In January 2016, I was in another hospital across the country having imaging for the known CSF leak. After the testing was done, a leak was found in my lumbar spine and a location they felt was suspicious on my thoracic spine (where I had old stress fractures and incredibly thin dura, believed to have been causing leaks). There were also bone fragments next to the fractures, so the doctor double reinforced my spine in that area and performed a dural reduction surgery in parts of my thoracic and lumbar spine. I got better until August 2016, when I started experiencing symptoms of a CSF leak. Upon consultation, we decided a blood patch would be the place to start and it resolved my symptoms quickly.  As of August 2018, the blood patch has continued to keep me from leaking and no leak symptoms have occurred.  While I’m going to be at risk for leaks, and likely leak periodically due to Ehlers-Danlos Syndrome, I will take the results I’ve seen thus far.  It’s also interesting to note that while I’ve had a number of unsuccessful patches, this time the post-patch recovery protocol was different in that I laid flat for 2 hours post patch, then 3 days lying flat except to go to the bathroom and eat.  I’m convinced that this protocol helped immensely, as the weight of the CSF Is much greater when upright thus increasing the chance of a leak.  Also, a blood patch doesn’t end the leak repair, it merely starts it.  Once the clotting effect has finished, the next stage occurs, which includes tissue growth to repair the opening.  With Ehlers-Danlos Syndrome, this process is often diminished and requires longer than the normal recovery time, which is why I believe many of us have had failed patches.

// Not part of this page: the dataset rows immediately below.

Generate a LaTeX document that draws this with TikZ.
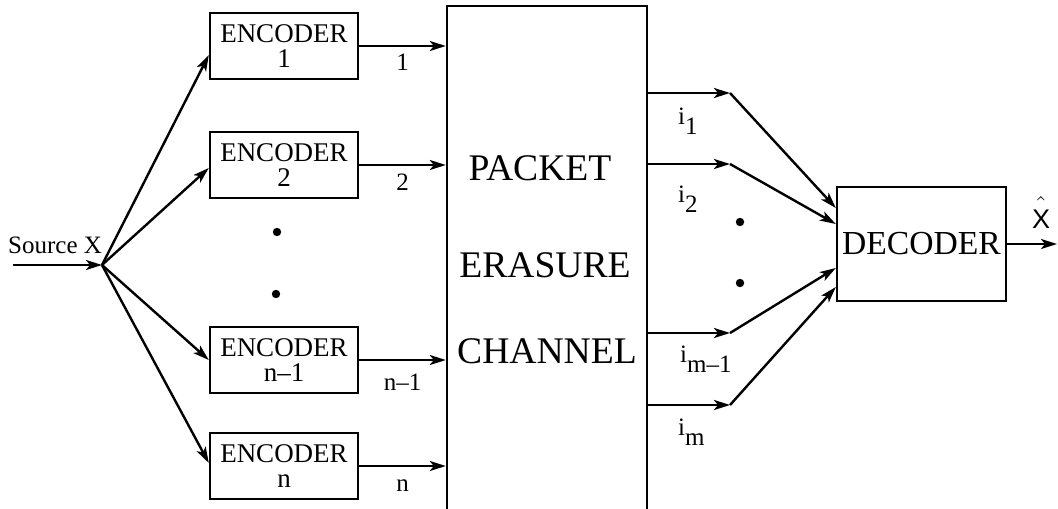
\documentclass[tikz,border=0pt]{standalone}
\usepackage{fontspec}
\setmainfont{Liberation Serif}
\setsansfont{Liberation Sans}
\usetikzlibrary{arrows.meta,calc}
\newcommand\lowsub[1]{\raisebox{-5pt}{#1}}
\begin{document}
\begin{tikzpicture}[x=0.5pt,y=-0.5pt,line width=1.2pt,
  arr/.style={-{Stealth[length=8pt,width=5pt,inset=2pt]}},
  encbox/.style={draw, line width=1.2pt, minimum width=74pt, minimum height=33pt,
    inner sep=0pt, align=center, font=\fontsize{13.5}{12.8}\selectfont},
  lbl/.style={font=\fontsize{12.5}{12.5}\selectfont, inner sep=0pt},
  chtext/.style={font=\fontsize{18.8}{18.8}\selectfont, inner sep=0pt, anchor=base},
  dotn/.style={circle, fill, inner sep=0pt, minimum size=4.2pt},
]
\useasboundingbox (0,0) rectangle (1058,508);

% source
\node[anchor=base west, font=\fontsize{12.5}{12.5}\selectfont, inner sep=0pt] (srclbl) at (7,253) {Source X};
\coordinate (src) at (13,265);
\coordinate (j) at (102,265);

% encoders
\node[encbox] (e1) at (284,46) {ENCODER\\1};
\node[encbox] (e2) at (284,165) {ENCODER\\2};
\node[encbox] (e3) at (284,360) {ENCODER\\n--1};
\node[encbox] (e4) at (284,466) {ENCODER\\n};

\node[dotn] (ld1) at (277,232) {};
\node[dotn] (ld2) at (276,294) {};

% channel
\begin{scope}
\clip (0,0) rectangle (1058,508);
\node[draw, line width=1.2pt, minimum width=100pt, minimum height=267pt, inner sep=0pt] (ch) at (547,273) {};
\end{scope}
\node[chtext] (t1) at (540,180) {PACKET};
\node[chtext] (t2) at (545,277) {ERASURE};
\node[chtext] (t3) at (547,363) {CHANNEL};

% decoder
\node[draw, line width=1.2pt, minimum width=84.5pt, minimum height=57pt, inner sep=0pt,
  font=\fontsize{16.8}{16.8}\selectfont] (dec) at (921.5,244) {DECODER};

% source arrows
\draw[arr] (src) -- (j);
\draw[arr] (j) -- ([yshift=-4.5pt]e1.west);
\draw[arr] (j) -- ([yshift=-1.5pt]e2.west);
\draw[arr] (j) -- (e3.west);
\draw[arr] (j) -- ([yshift=1.5pt]e4.west);

% encoder outputs
\draw[arr] (e1.east) -- node[lbl, anchor=base, yshift=-12.5pt] (n1) {1} (e1.east -| ch.west);
\draw[arr] (e2.east) -- node[lbl, anchor=base, yshift=-12.5pt] (n2) {2} (e2.east -| ch.west);
\draw[arr] (e3.east) -- node[lbl, anchor=base, yshift=-15pt] (n3) {n--1} (e3.east -| ch.west);
\draw[arr] (e4.east) -- node[lbl, anchor=base, yshift=-12.5pt] (n4) {n} (e4.east -| ch.west);

% channel outputs
\coordinate (b1) at (730,93);
\coordinate (b2) at (730,164);
\coordinate (b3) at (730,333);
\coordinate (b4) at (730,405);
\draw[arr] (b1 -| ch.east) -- (b1);
\draw[arr] (b2 -| ch.east) -- (b2);
\draw[arr] (b3 -| ch.east) -- (b3);
\draw[arr] (b4 -| ch.east) -- (b4);
\draw[arr] (b1) -- ([yshift=18pt]dec.west);
\draw[arr] (b2) -- ([yshift=10pt]dec.west);
\draw[arr] (b3) -- ([yshift=-12pt]dec.west);
\draw[arr] (b4) -- ([yshift=-21.5pt]dec.west);

\node[lbl, anchor=base west] (i1) at (677,125) {i\lowsub{1}};
\node[lbl, anchor=base west] (i2) at (677,202) {i\lowsub{2}};
\node[lbl, anchor=base west] (i3) at (679,362) {i\lowsub{m--1}};
\node[lbl, anchor=base west] (i4) at (677,435) {i\lowsub{m}};

\node[dotn] (rd1) at (740,222) {};
\node[dotn] (rd2) at (740,283) {};

% decoder output
\coordinate (xo) at (1057,245);
\draw[arr] (dec.east) -- (dec.east -| xo);
\node[anchor=base, inner sep=0pt, font=\sffamily\fontsize{13.5}{13.5}\selectfont] (xhat) at (1041,228)
  {$\hat{\mbox{X}\vphantom{\rule{0pt}{12pt}}}$};
\end{tikzpicture}
\end{document}
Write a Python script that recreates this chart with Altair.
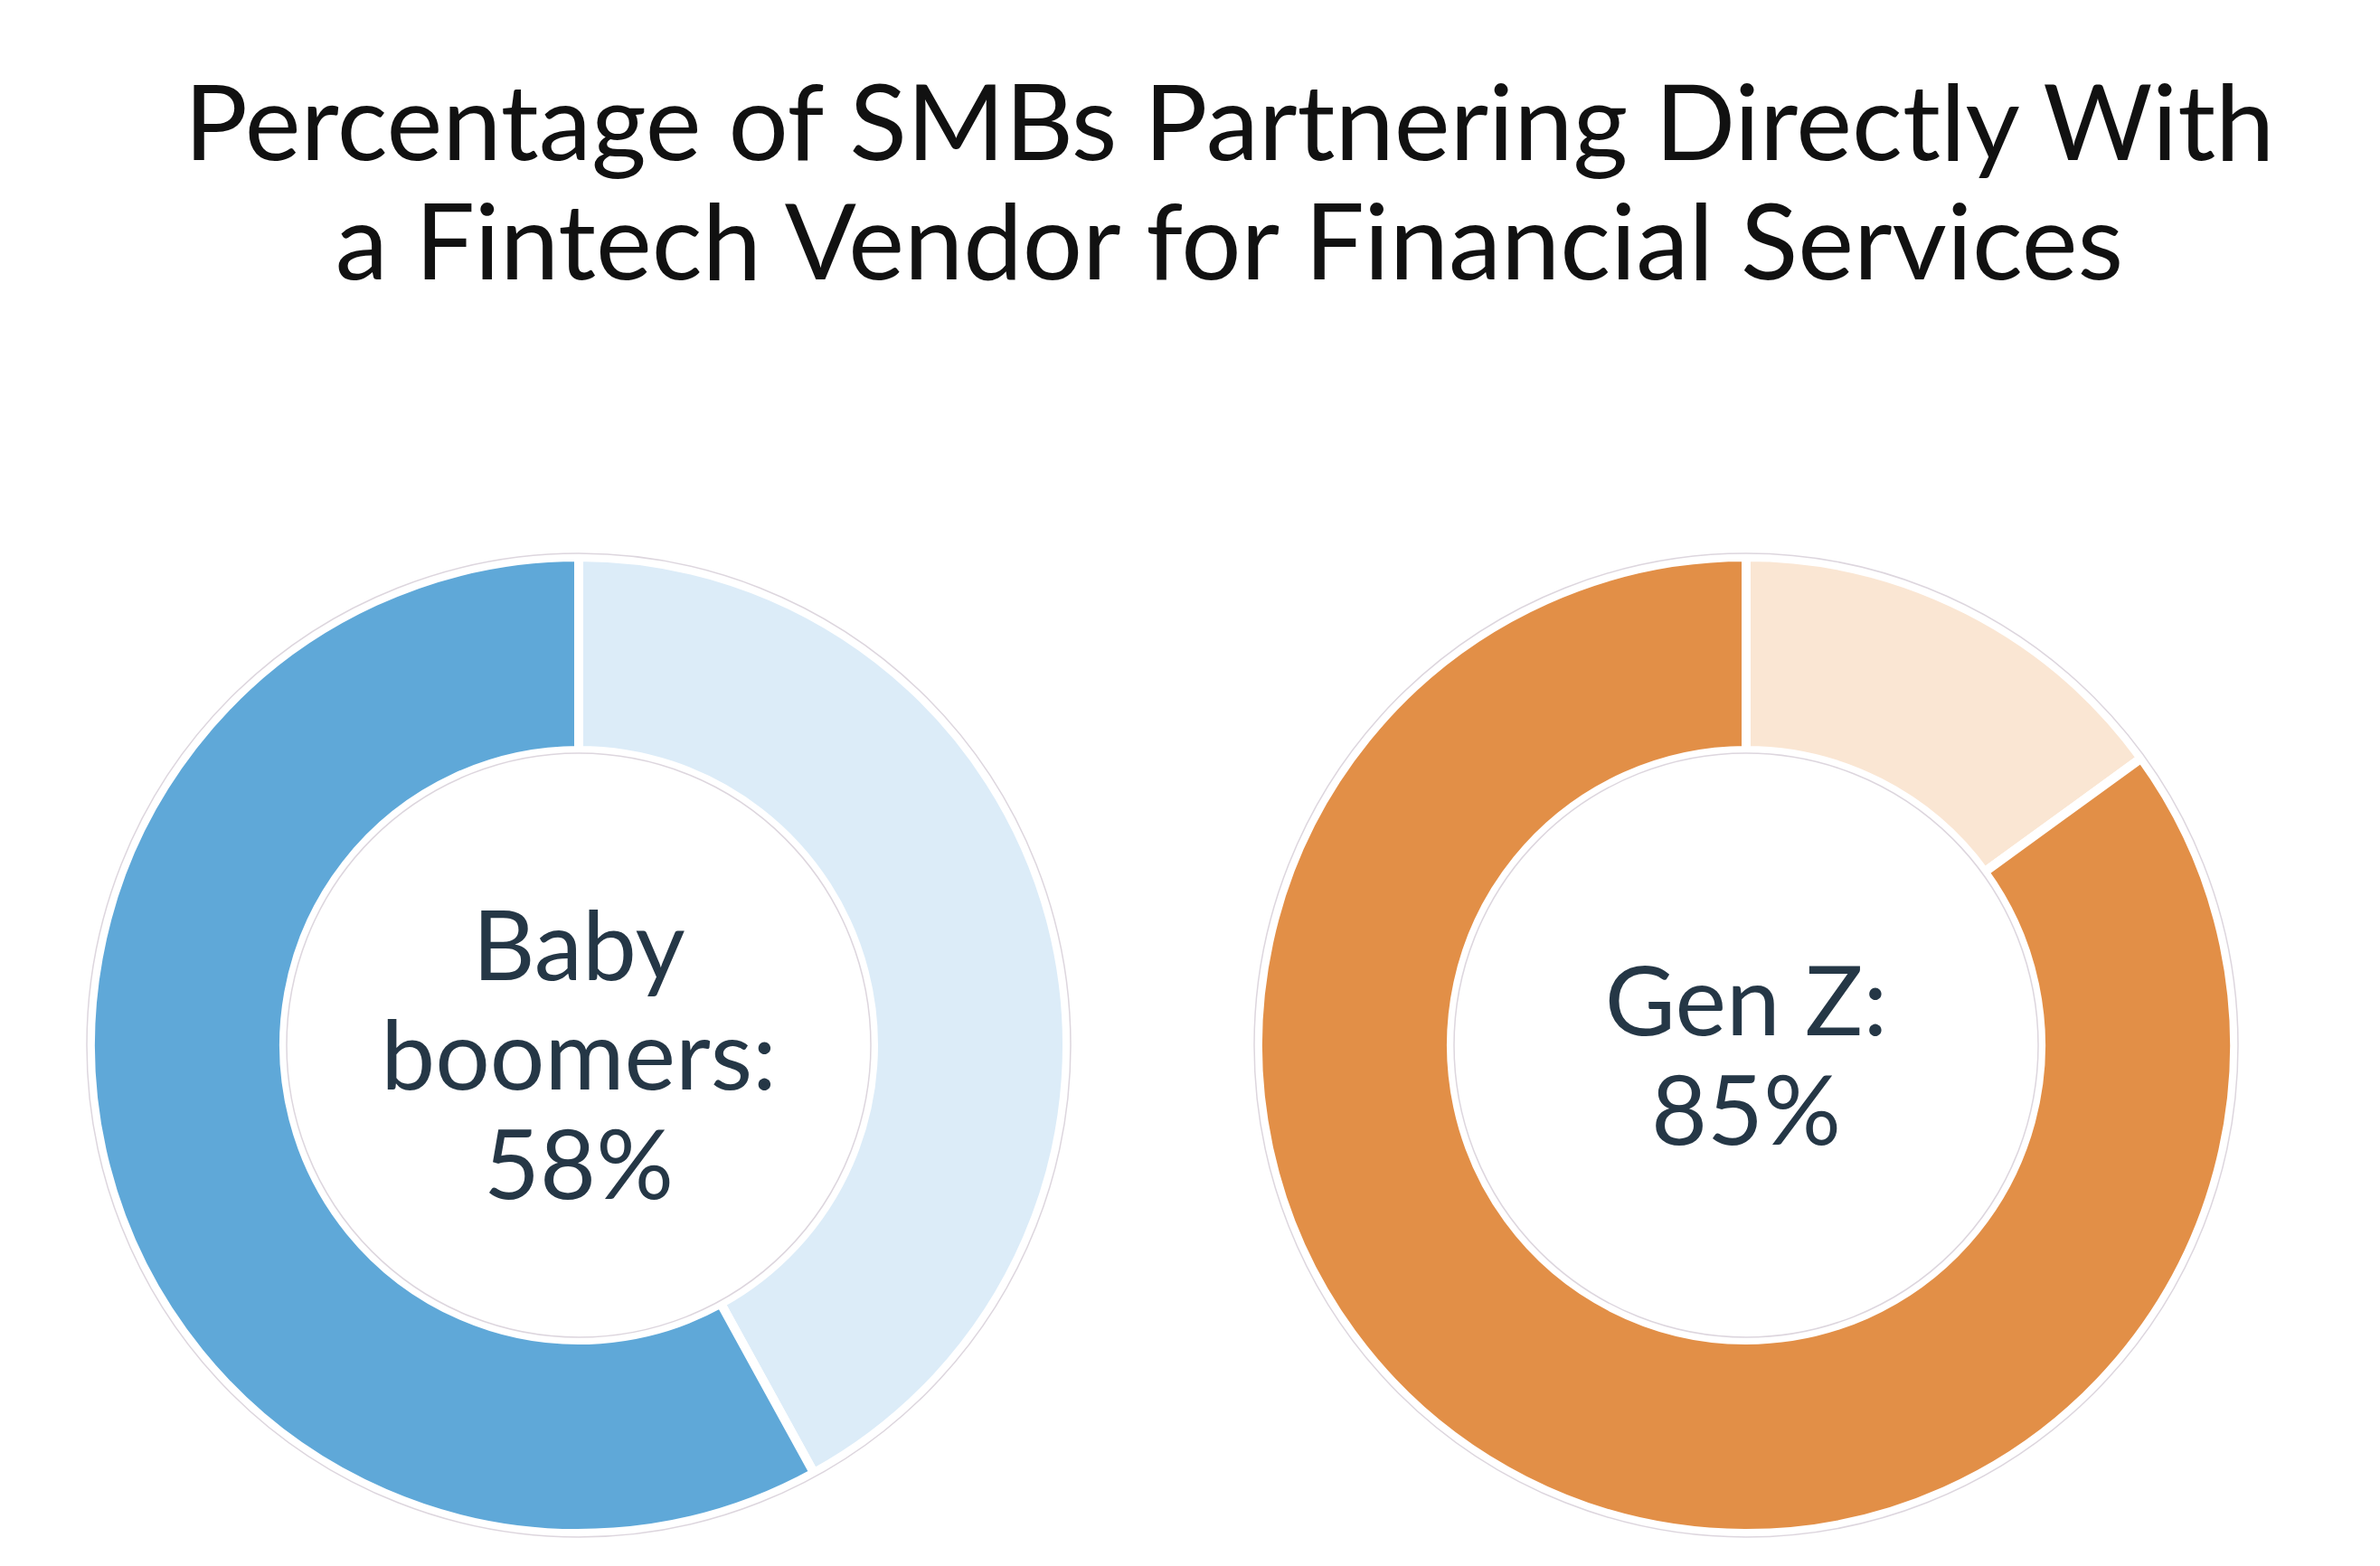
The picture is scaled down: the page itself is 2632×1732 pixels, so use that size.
import altair as alt
import pandas as pd

groups = ["Baby boomers", "Gen Z"]
shares = [58, 85]
center_labels = ["Baby\nboomers:\n58%", "Gen Z:\n85%"]
segment_names = ["Other", "Partnering"]
dark_colors = ["#5FA8D8", "#E28F47"]
light_colors = ["#DCECF8", "#FAE6D3"]
title_lines = ["Percentage of SMBs Partnering Directly With",
               "a Fintech Vendor for Financial Services"]

LINE_H = 121


def donut(i):
    df = pd.DataFrame({
        "segment": segment_names,
        "value": [100 - shares[i], shares[i]],
        "order": [0, 1],
    })
    arcs = alt.Chart(df).mark_arc(
        outerRadius=540, innerRadius=326, stroke="white", strokeWidth=10
    ).encode(
        theta=alt.Theta("value:Q", stack=True),
        order=alt.Order("order:Q"),
        color=alt.Color(
            "segment:N",
            scale=alt.Scale(domain=segment_names,
                            range=[light_colors[i], dark_colors[i]]),
            legend=None,
        ),
    )
    ring = alt.Chart(pd.DataFrame({"g": [groups[i]]})).mark_arc(
        theta=0, theta2=6.2832, outerRadius=544, innerRadius=323,
        fillOpacity=0, stroke="#ddd6de", strokeWidth=1.5
    ).encode(opacity=alt.value(1))
    n_lines = center_labels[i].count("\n") + 1
    label = alt.Chart(pd.DataFrame({"label": [center_labels[i]]})).mark_text(
        font="Lato", fontSize=107, lineHeight=LINE_H, lineBreak="\n",
        color="#253746", dy=17 - (n_lines - 1) * LINE_H / 2
    ).encode(text="label:N")
    return alt.layer(arcs, ring, label).properties(width=1100, height=1100)


chart = alt.hconcat(donut(0), donut(1), spacing=171).resolve_scale(
    color="independent", theta="independent"
).properties(
    title=alt.TitleParams(
        title_lines, font="Lato", fontSize=117, lineHeight=132,
        color="#111111", fontWeight="normal", anchor="middle",
        dx=74, offset=262
    ),
    padding={"left": 72, "top": 75, "right": 0, "bottom": 0},
).configure_view(strokeWidth=0)

chart.save("out.html", embed_options={"renderer": "svg", "actions": False})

I am still continuing to heal, and likely will never be returned to my old self.  I have been discharged from physical therapy as of December 2017, however I still exercise every day for at least an hour.  I know that this is a key part of my healing; there have been a few occasions when I was unable to do my exercises for a few days I notice difficulty in doing my daily activities.  In addition, I will not likely be able to work as a paid employee ever again, however, I have been able to provide some help to a variety of people.  I enjoy helping others and this works well as if I have a less than optimal day, I can just let anyone who needs my help know that I won’t be available to help them.

My recovery hasn’t been without trouble, as I returned to the hospital once, in the spring of 2018, for what was presumed to be a gall bladder problem.  Since I’ve suffered issues with kidney stones, it’s not surprising to me that I have a lot of gall stones.  I suspect it has to do with some of the gastrointestinal issues that hEDS brings, but there is nothing definitive.  After 2 days of pretty significant pain, the pain subsided and nothing more came of it.

Overall, there have been a number of positive outcomes and I wouldn’t change the decision to have my third decompression & fusion.  This has granted me the ability to lead a life, which while not “normal,” is fulfilling.

I am not, and never will be, completely healed. Many of my symptoms have resolved to the point where I can tolerate them and at times, don’t even notice them. While there is no cure for Chiari or the Ehlers-Danlos Syndrome causing it all, there is more healing possible. They are difficult disorders for many reasons and one of the biggest issues is the way it presents itself; for each person, it can be entirely different, making the diagnosis very difficult. I will always have to be monitored for leaks each time the symptoms present themselves, but for now, I find myself thankful to be alive and so very lucky to have the support I do, especially from my wife, my hero!

*Updated August 2018


  1. What a harrowing story. But it shows how much our loved ones advocating for us can do, and how important it is to research and understand these conditions and get to a real specialist!

  2. This young man is quite the warrior. This story just goes to show the importance of seeing a true chiari specialist. Too often we trust doctors who say they are familiar with chiari, but being familiar is not enough. We have to be vigilant about our health and see doctors who are known chiari specialists if we are to be under the best care.